Long while ago, Oct 2011 to be exact, I wrote a blog on high volatility. It was the days when the global Vix as well as our domestic variant were all punching very high numbers (20-30%). Times were different, one may say, but are they, really? This is something that I had written back then, “…massive global cash infusions have scared market participants on both ends of the spectrum. They’re scared to miss out on the next big move up, so they jump in boldly when prices start moving up. But they’re also scared that the market could plunge, so money is extracted quickly at the first signs of downward price pressure. This leads to the rapid up and down movements that have characterized the markets over the past four years in the overseas markets and lately this has been happening in our markets also.” If you substitute ‘global’ cash infusion with ‘local and global’ cash infusion, then the rest of the lines would read the same in 2017! Reminds me of the phrase, the more things change, the more they remain the same.

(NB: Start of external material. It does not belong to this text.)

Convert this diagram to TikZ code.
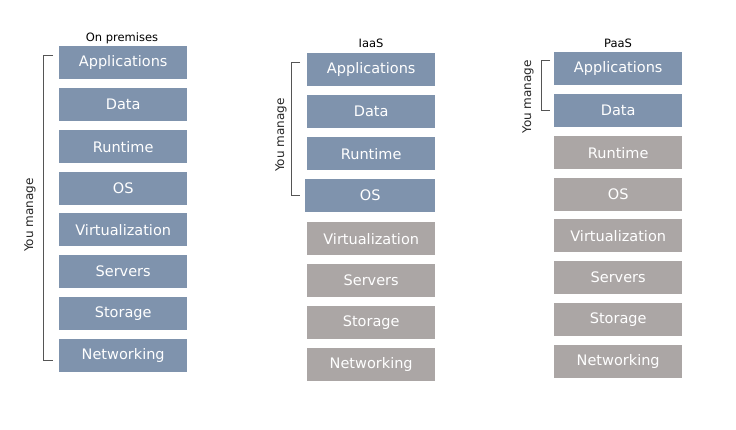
\documentclass[tikz,border=0pt]{standalone}
\usepackage{fontspec}
\setmainfont{DejaVu Sans}
\definecolor{mine}{HTML}{7F93AD}
\definecolor{theirs}{HTML}{ABA6A5}
\definecolor{brk}{HTML}{555555}
\begin{document}
\begin{tikzpicture}[x=1pt,y=-1pt,
  layer/.style={minimum width=128pt,minimum height=33pt,inner sep=0pt,text=white,font=\fontsize{14.5}{16}\selectfont,anchor=north west},
  own/.style={layer,fill=mine},
  prov/.style={layer,fill=theirs},
  ttl/.style={font=\fontsize{11.5}{13}\selectfont,text=black},
  brace/.style={draw=brk,line width=0.9pt},
  ylab/.style={rotate=90,font=\fontsize{12}{14}\selectfont,text=black!85}]
\useasboundingbox[fill=white] (0,0) rectangle (736,430);
% column 1
\node[ttl] (t1) at (122,38) {On premises};
\node[own] (a1) at (59,46) {Applications};
\node[own] (b1) at (59,88) {Data};
\node[own] (c1) at (59,130) {Runtime};
\node[own] (d1) at (59,172) {OS};
\node[own] (e1) at (59,213) {Virtualization};
\node[own] (f1) at (59,255) {Servers};
\node[own] (g1) at (59,297) {Storage};
\node[own] (h1) at (59,339) {Networking};
\coordinate (p1) at (53,55);
\coordinate (q1) at (53,360);
\draw[brace] (p1) -- (43,55) -- (43,360) -- (q1);
\node[ylab] (y1) at (30,215) {You manage};
% column 2
\node[ttl] (t2) at (371,43) {IaaS};
\node[own] (a2) at (307,53) {Applications};
\node[own] (b2) at (307,95) {Data};
\node[own] (c2) at (307,137) {Runtime};
\node[own, minimum width=130pt] (d2) at (305,179) {OS};
\node[prov] (e2) at (307,222) {Virtualization};
\node[prov] (f2) at (307,264) {Servers};
\node[prov] (g2) at (307,306) {Storage};
\node[prov] (h2) at (307,348) {Networking};
\coordinate (p2) at (300,62);
\coordinate (q2) at (300,195);
\draw[brace] (p2) -- (291,62) -- (291,195) -- (q2);
\node[ylab] (y2) at (281,135) {You manage};
% column 3
\node[ttl] (t3) at (618,43) {PaaS};
\node[own] (a3) at (554,52) {Applications};
\node[own] (b3) at (554,94) {Data};
\node[prov] (c3) at (554,136) {Runtime};
\node[prov] (d3) at (554,178) {OS};
\node[prov] (e3) at (554,219) {Virtualization};
\node[prov] (f3) at (554,261) {Servers};
\node[prov] (g3) at (554,303) {Storage};
\node[prov] (h3) at (554,345) {Networking};
\coordinate (p3) at (550,60);
\coordinate (q3) at (550,110);
\draw[brace] (p3) -- (541,60) -- (541,110) -- (q3);
\node[ylab] (y3) at (528,97) {You manage};
\end{tikzpicture}
\end{document}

We have moved now from a high volatility regime to a low volatility one, with global as well as local Vix tending towards 10% or lower. It is not as though the problems in the world have disappeared or even receded. Each day, week and month brings forth its own new challenges. Still, why is the volatility reading so low? For starters, one has to understand that realised volatility itself is moving lower. Next is the huge flow of money into equities. We are seeing solid bull markets in progress in many markets particularly the US and India. A strong rising market drives volatility down.

But the more important reason I feel is the substantial rise in Option trading, enabled now by Algos and higher computing power available with traders. Option selling is rampant even from small traders. Prop desks across the country are mainly engaged in this activity. This has been high yielding activity for a long time and even though the yields have dropped (a function of too many people entering that business), it continues to be enough to hold thru any fat tail event that occurs every now and then. In a world of falling interest rates, ease of execution, ample capital and no fat tails, this “yield enhancement” from option selling has become almost a religion. Across all asset classes, the “carry” trade is simply another form of volatility selling, and the carry trade in all back-tests looks like a persistent, structural phenomenon.

The intermediaries in the options trade are mostly the prop desks. But as the size grows, the sellers like to farm out their risk and they find other buyers (mostly FIIs and bigger players holding portfolio longs) or they sell other options, further creating pressure on prices. Or they create hedge strategies using futures and complex variants of these are now possible using Algos. This is connecting different instruments producing a big correlation that impacts the market every now and then. It probably explains the sharp bouts of rise and falls that we are now experiencing, ones where no ostensible reason for the sharp move is even available. Dynamics of mean reversion have begun to appear more and more often now in the markets and this is pushing down volatility even further. For trends, now larger shocks are necessary, it appears.

The introduction of weekly options on Bank Nifty has further exacerbated this downward move in volatility. Since option selling has now more or less become the established way of trading options for many, the shorter expiry time drives smaller trends- either towards quietness, as long option holders fold their positions; or sharp, short-lived trends- as any news based spike leads to short covering creating an upward draft that brings in the trend followers and we have an exaggerated move. This lasts briefly because all participants are thinking and playing the short term. One now hears that weekly options may also be introduced in the Nifty and that will further exacerbate this trend of short spiky moves. Forecasting which of these will happen with any degree of certainty has become impossible, since we just don’t know the balance of positions with complete accuracy and how the various market participants will behave. But we do know that the balance has shifted as the number and amounts of volatility selling activity has increased over the last many months. It has been one of the only games in town that has resulted in persistent performance and hence attracted other investors from the sidelines. With falling prices however, for the same unit of option selling income, sellers have to sell larger and larger notionals, thus exposing themselves to market fluctuations.

In a sense, you could say that the instrument that was created to deal with and perhaps reduce volatility, is now verily creating the volatility!! As a technical analyst and one reading possible market directions, one has to take note of the changes created in the environment by all this options and volatility based activity. Moves are becoming sharper but shorter. So those engaged in short term trading need to provide for the quick changes and lean towards mean reversion strategies. For those tracking the longer term, it would mean providing for additional noise within the bigger trend. This influences stop placements, need for multiple exits and re-entries etc. In other words, the old world has changed and we better realise that if we have to produce better results.